Patent and Related Mathematical Documents
CFS-175 Full Frequency Analysis [260KB PDF]
This document has been assembled from the major parts of three documents in which the Precise Signal Component method was originally derived. The original document was assigned the number CFS-175 and other parts, including the two assembled here, were assigned CFS-175 with some supplementary qualifier. A later, considerably abridged version was prepared for use in the patent application and was assigned the number CFS-185. The first part of this document gives the basic considerations for Precise Signal Component and derives the basic form for a single frequency component. The second part, Platform Least Squares, derives a surrogate function to reduce or eliminate confounding between widely spaced frequencies. The third part, Multiple Adjacent Frequencies, derives the means of handling multiple components having frequencies that are closely spaced. This material is identical with the method described in USP 6,751,564, but expands upon it considerably.

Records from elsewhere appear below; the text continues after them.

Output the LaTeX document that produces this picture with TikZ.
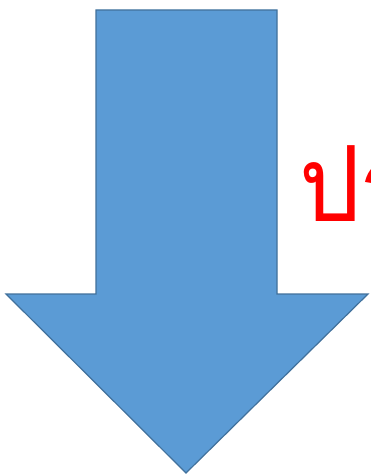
\documentclass[tikz,border=0pt]{standalone}
\usepackage{fontspec}
\newfontfamily\thaifont[Script=Thai]{Loma}
\usepackage{tikz}
\definecolor{arrowfill}{HTML}{5B9BD5}
\definecolor{arrowline}{HTML}{41719C}

\begin{document}
\begin{tikzpicture}[x=1pt, y=-1pt, every node/.style={font=\thaifont}]
	\clip (0,0) rectangle (370,476);
	\useasboundingbox (0,0) rectangle (370,476);
	\fill[white] (0,0) rectangle (370,476);
	\draw[arrowline, fill=arrowfill, line width=1.2pt, line join=miter] (96,10) -- (277,10) -- (277,294) -- (368,294) -- (186,473) -- (6,294) -- (96,294) -- cycle;
	\node[red, anchor=base west, inner sep=0pt, xscale=0.92, font=\thaifont\fontsize{105}{120}\selectfont] (word) at (299,221) {ปร};
\end{tikzpicture}
\end{document}
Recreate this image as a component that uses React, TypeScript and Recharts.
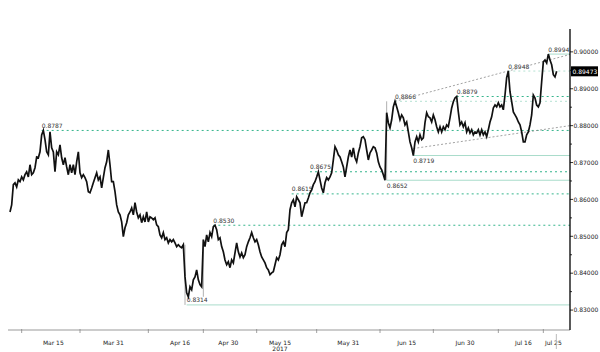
import React from "react";
import { LineChart, Line, XAxis, YAxis, ReferenceLine } from "recharts";

// closes, evenly spaced in time (Mar -> Jul 25, 2017)
const closes = [
  0.8566, 0.8585, 0.864, 0.8645, 0.8634, 0.8653, 0.8648, 0.8661, 0.8653, 0.8667,
  0.8675, 0.8661, 0.8694, 0.8667, 0.8672, 0.8686, 0.8715, 0.8713, 0.8729, 0.8775,
  0.8787, 0.8762, 0.8729, 0.8721, 0.8783, 0.874, 0.8729, 0.8675, 0.8729, 0.8721,
  0.8748, 0.8713, 0.8694, 0.8713, 0.8688, 0.8667, 0.8694, 0.8672, 0.8694, 0.8667,
  0.8702, 0.8729, 0.8672, 0.8659, 0.8667, 0.8659, 0.8648, 0.8621, 0.8618, 0.8631,
  0.8645, 0.8659, 0.8672, 0.8653, 0.8661, 0.8631, 0.8659, 0.8686, 0.8702, 0.8734,
  0.8694, 0.8648, 0.8648, 0.8621, 0.8585, 0.8566, 0.8558, 0.8539, 0.8499, 0.8523,
  0.8537, 0.8558, 0.8566, 0.8577, 0.8558, 0.8591, 0.8566, 0.855, 0.8558, 0.8537,
  0.8553, 0.8539, 0.8566, 0.8539,
  0.8553, 0.855, 0.8545, 0.855, 0.8531, 0.8526, 0.8504, 0.8496, 0.851, 0.8491,
  0.8496, 0.8482, 0.8491, 0.8485, 0.8491, 0.8482, 0.8472, 0.8477, 0.8472, 0.8469,
  0.8477, 0.839, 0.8347, 0.8336, 0.8363, 0.8355, 0.8382, 0.839, 0.8409, 0.8382,
  0.8369, 0.8363, 0.8491, 0.8472, 0.8504, 0.8485, 0.851, 0.8499, 0.8526, 0.853,
  0.8518, 0.8491, 0.8496, 0.8472, 0.8458, 0.8436, 0.8423, 0.8431, 0.8415, 0.8436,
  0.8428, 0.8455, 0.8482, 0.8458, 0.8444, 0.8455, 0.8442, 0.845, 0.8472, 0.8485,
  0.8496, 0.851, 0.8496, 0.8485, 0.8491, 0.8477, 0.8458, 0.8444, 0.8436, 0.8428,
  0.8415, 0.8409, 0.8396, 0.8401, 0.8404, 0.8423, 0.8442, 0.8436, 0.845, 0.8477,
  0.8485, 0.8472, 0.851, 0.8518,
  0.8572, 0.8591, 0.8599, 0.858, 0.8607, 0.8599, 0.8591, 0.8553, 0.8572, 0.8591,
  0.8591, 0.8604, 0.8618, 0.8626, 0.864, 0.8648, 0.8661, 0.8675, 0.8653, 0.8631,
  0.8618, 0.8645, 0.8659, 0.8653, 0.8661, 0.8672, 0.8707, 0.8743, 0.8734, 0.8721,
  0.8715, 0.8702, 0.8688, 0.8661, 0.8688, 0.8715, 0.8734, 0.8715, 0.874, 0.8713,
  0.8702, 0.8726, 0.8743, 0.8767, 0.877, 0.8762, 0.8734, 0.8707, 0.8726, 0.8734,
  0.8743, 0.874, 0.8726, 0.8702, 0.8688, 0.868, 0.8667, 0.8652, 0.8835, 0.8808,
  0.8794, 0.8816, 0.8851, 0.8866, 0.8851, 0.8835, 0.8816, 0.8829, 0.8821, 0.8802,
  0.881, 0.8783, 0.8756, 0.874, 0.8719, 0.8756, 0.877, 0.8756, 0.8775, 0.8762,
  0.8767, 0.8808, 0.8835, 0.8824,
  0.8821, 0.881, 0.8829, 0.8816, 0.8797, 0.8783, 0.8797, 0.8783, 0.8797, 0.8789,
  0.8802, 0.8797, 0.8821, 0.8848, 0.8865, 0.8875, 0.8879, 0.8837, 0.8802, 0.881,
  0.8797, 0.8808, 0.8783, 0.8794, 0.878, 0.8789, 0.8775, 0.8783, 0.878, 0.8789,
  0.8775, 0.8789, 0.8775, 0.8783, 0.877, 0.8789, 0.881, 0.8824, 0.8848, 0.8856,
  0.8851, 0.8862, 0.8851, 0.8856, 0.8843, 0.8883, 0.893, 0.8948, 0.8892, 0.8865,
  0.8837, 0.8829, 0.8821, 0.881, 0.8802, 0.8783, 0.8756, 0.8756, 0.8775, 0.8783,
  0.8802, 0.8829, 0.8883, 0.8875, 0.8856, 0.8851, 0.8862, 0.8919, 0.8973, 0.8978,
  0.897, 0.8994, 0.8978, 0.8965, 0.8938, 0.8932, 0.89473,
];
const lastPrice = 0.89473;

const dateLabels = ["Mar 15", "Mar 31", "Apr 16", "Apr 30", "May 15", "May 31", "Jun 15", "Jun 30", "Jul 16", "Jul 25"];
const dateLabelAt = [26, 62, 102, 131, 162, 203, 238, 273, 308, 326];
const periodBreaks = [7, 42, 83, 116, 148, 184, 222, 254, 293, 320];

const majorTicks = [0.83, 0.84, 0.85, 0.86, 0.87, 0.88, 0.89, 0.9];
const minorTicks = [0.835, 0.845, 0.855, 0.865, 0.875, 0.885, 0.895];

// support / resistance levels marked on the chart
const levels = [0.8787, 0.853, 0.8314, 0.8615, 0.8675, 0.8652, 0.8719, 0.8866, 0.8879, 0.8948, 0.8994];
const levelFrom = [19, 122, 106, 169, 180, 226, 242, 231, 268, 299, 323];
const levelKind = ["dot", "dot", "solid", "dot", "dot", "solid", "solid", "faint", "dot", "faint", "solid"];
const levelBelow = [false, false, false, false, false, true, true, false, false, false, false];

// channel trend lines
const channelTop = [0.8866, 0.8993];
const channelBottom = [0.8738, 0.88];
const channelFrom = [231, 242];

// weekend gap wicks (grey)
const gapAt = [105, 116, 226];
const gapLow = [0.8314, 0.8336, 0.8652];
const gapHigh = [0.8477, 0.8491, 0.8866];

const X_MAX = 336;
const font = "'DejaVu Sans', sans-serif";
const data = closes.map((v, i) => ({ i, v }));

const kindStyle: Record<string, any> = {
  dot: { stroke: "#35b58c", strokeDasharray: "2 3", strokeWidth: 1 },
  faint: { stroke: "#b4e2d2", strokeDasharray: "2 3", strokeWidth: 1 },
  solid: { stroke: "#a9dccb", strokeWidth: 1 },
};

function PriceTick(props: any) {
  const { x, y, payload } = props;
  const v: number = payload.value;
  if (v === lastPrice) {
    return (
      <g>
        <rect x={x + 1} y={y - 5} width={27} height={10} fill="#000" />
        <text x={x + 2.5} y={y + 2.2} fill="#fff" fontSize={6} fontFamily={font}>
          {v.toFixed(5)}
        </text>
      </g>
    );
  }
  const major = majorTicks.includes(v);
  return (
    <g>
      <line x1={x} x2={x + (major ? 3 : 2)} y1={y} y2={y} stroke="#000" strokeWidth={0.8} />
      {major && (
        <text x={x + 3.5} y={y + 2.2} fill="#222" fontSize={6} fontFamily={font}>
          {v.toFixed(5)}
        </text>
      )}
    </g>
  );
}

function DateTick(props: any) {
  const { x, y, payload } = props;
  const k = dateLabelAt.indexOf(payload.value);
  if (k < 0) return <line x1={x} x2={x} y1={y - 1} y2={y + 3} stroke="#888" strokeWidth={0.8} />;
  return (
    <g>
      <text x={x} y={y + 15} textAnchor="middle" fill="#222" fontSize={6} fontFamily={font}>
        {dateLabels[k]}
      </text>
      {dateLabels[k] === "May 15" && (
        <text x={x} y={y + 21} textAnchor="middle" fill="#222" fontSize={6} fontFamily={font}>
          2017
        </text>
      )}
      {k === dateLabels.length - 1 && (
        <line x1={x + 3} x2={x + 3} y1={y + 4} y2={y + 19} stroke="#bbb" strokeWidth={1} />
      )}
    </g>
  );
}

const levelLabel = (text: string, below: boolean) => (p: any) => {
  const vb = p.viewBox || {};
  return (
    <text x={vb.x} y={vb.y + (below ? 7.5 : -2.5)} fill="#333" fontSize={6} fontFamily={font}>
      {text}
    </text>
  );
};

export default function App() {
  return (
    <div style={{ position: "absolute", left: 0, top: 0, width: 600, height: 352, background: "#fff" }}>
      <LineChart width={600} height={352} data={data} margin={{ top: 29, right: 0, bottom: 0, left: 8 }}>
        <XAxis
          dataKey="i"
          type="number"
          domain={[-1.2, X_MAX]}
          ticks={[...periodBreaks, ...dateLabelAt].sort((a, b) => a - b)}
          interval={0}
          tick={<DateTick />}
          tickLine={false}
          tickSize={0}
          tickMargin={0}
          height={22}
          axisLine={{ stroke: "#999", strokeWidth: 1 }}
          allowDataOverflow
        />
        <YAxis
          orientation="right"
          type="number"
          domain={[0.8246, 0.9062]}
          ticks={[...majorTicks, ...minorTicks, lastPrice].sort((a, b) => a - b)}
          interval={0}
          tick={<PriceTick />}
          tickLine={false}
          tickSize={0}
          tickMargin={0}
          width={30}
          axisLine={{ stroke: "#000", strokeWidth: 1.3 }}
          allowDataOverflow
        />
        {levels.map((lv, k) => (
          <ReferenceLine
            key={lv}
            segment={[
              { x: levelFrom[k], y: lv },
              { x: X_MAX, y: lv },
            ]}
            {...kindStyle[levelKind[k]]}
            label={levelLabel(lv.toFixed(4), levelBelow[k])}
          />
        ))}
        <ReferenceLine
          segment={[
            { x: channelFrom[0], y: channelTop[0] },
            { x: X_MAX, y: channelTop[1] },
          ]}
          stroke="#8a8a8a"
          strokeDasharray="2 2"
          strokeWidth={0.8}
        />
        <ReferenceLine
          segment={[
            { x: channelFrom[1], y: channelBottom[0] },
            { x: X_MAX, y: channelBottom[1] },
          ]}
          stroke="#8a8a8a"
          strokeDasharray="2 2"
          strokeWidth={0.8}
        />
        {gapAt.map((g, k) => (
          <ReferenceLine
            key={"gap" + g}
            segment={[
              { x: g, y: gapLow[k] },
              { x: g, y: gapHigh[k] },
            ]}
            stroke="#b0b0b0"
            strokeWidth={1}
          />
        ))}
        <Line
          type="linear"
          dataKey="v"
          stroke="#111"
          strokeWidth={1.7}
          dot={false}
          isAnimationActive={false}
        />
      </LineChart>
    </div>
  );
}
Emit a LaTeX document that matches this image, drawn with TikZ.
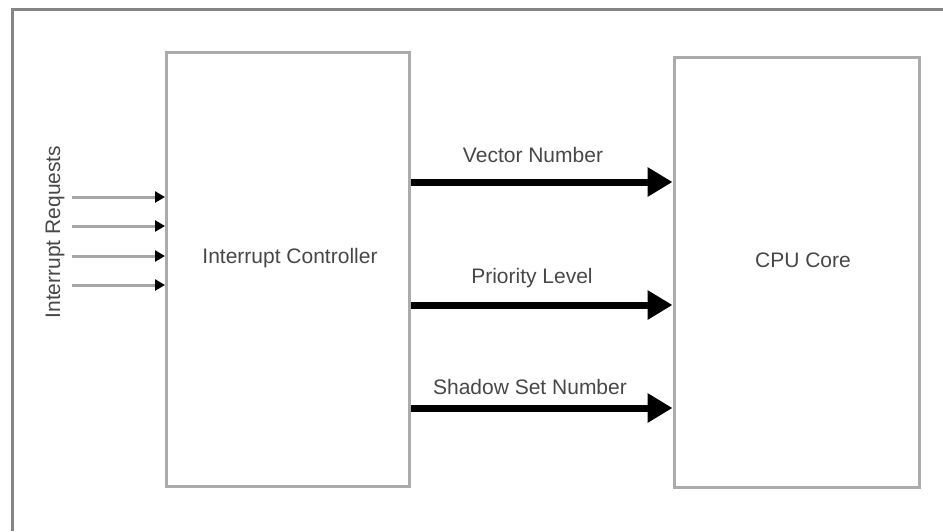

CFS-245 Integral Least Squares [149KB PDF]
This document predates Precise Signal Component and was not given a CFS number at the time. In reviewing material related to Precise Signal Component I find that it gives a very good development of the method of complex least squares, which is used in Precise Signal Component and rarely (if ever) found in the general literature. It also gets usefully into some areas of orthogonal and nearly orthogonal functions as I was thinking of them at that time. This line of thought led directly to Precise Signal Component. There is a brief excursion into power-related frequency functions which I was exploring at the time and which is not relevant to Precise Signal Component, but I have decided to leave the document as it was and assign it a current CFS number.
CFS-246 Least Squares Residuals [116KB PDF]
This document derives the details of forming the least squares matrix and extracting the residual sum of squares from the least squares matrix equation. In particular, it includes weighting factors in the development, an element that is usually missing in standard derivations. It was prepared in the process of developing the computer code for Precise Signal Component. It was not given a CFS number at that time, so it has been assigned a current CFS number for release.
CFS-224 Displaced Frequency FFTs.pdf [109KB PDF]
The Precise Signal Component method as described in USP 6,751,564 is as powerful a method as that patent implies, but I did find it to have one area of weakness in precision (the only such weakness of which I am aware). This document describes a method for completely eliminating that weakness. I believe this method would have been patentable in its own right, but I offer it here as a public domain addition to the Precise Signal Component method. I intend this to serve as an example of the "obvious" improvements that will arise as Precise Signal Component becomes more familiar and normal science and engineering methods are applied to it. This method depends upon quite venerable technology and certainly will be "obvious" to practitioners in the field once it has been explained. As to whether it would have been obvious given just a statement of the weakness to be addressed, I feel that it should have been, but my own experience was that it was not. It required exploration of a number of blind alleys spread over two years before the concepts aligned in my mind in a way that made it obvious to use an extremely low frequency carrier wave.
Download USP 6,751,564 [1.3MB PDF]
This is the complete patent as released by the USPTO, with a final page of comments and corrections added.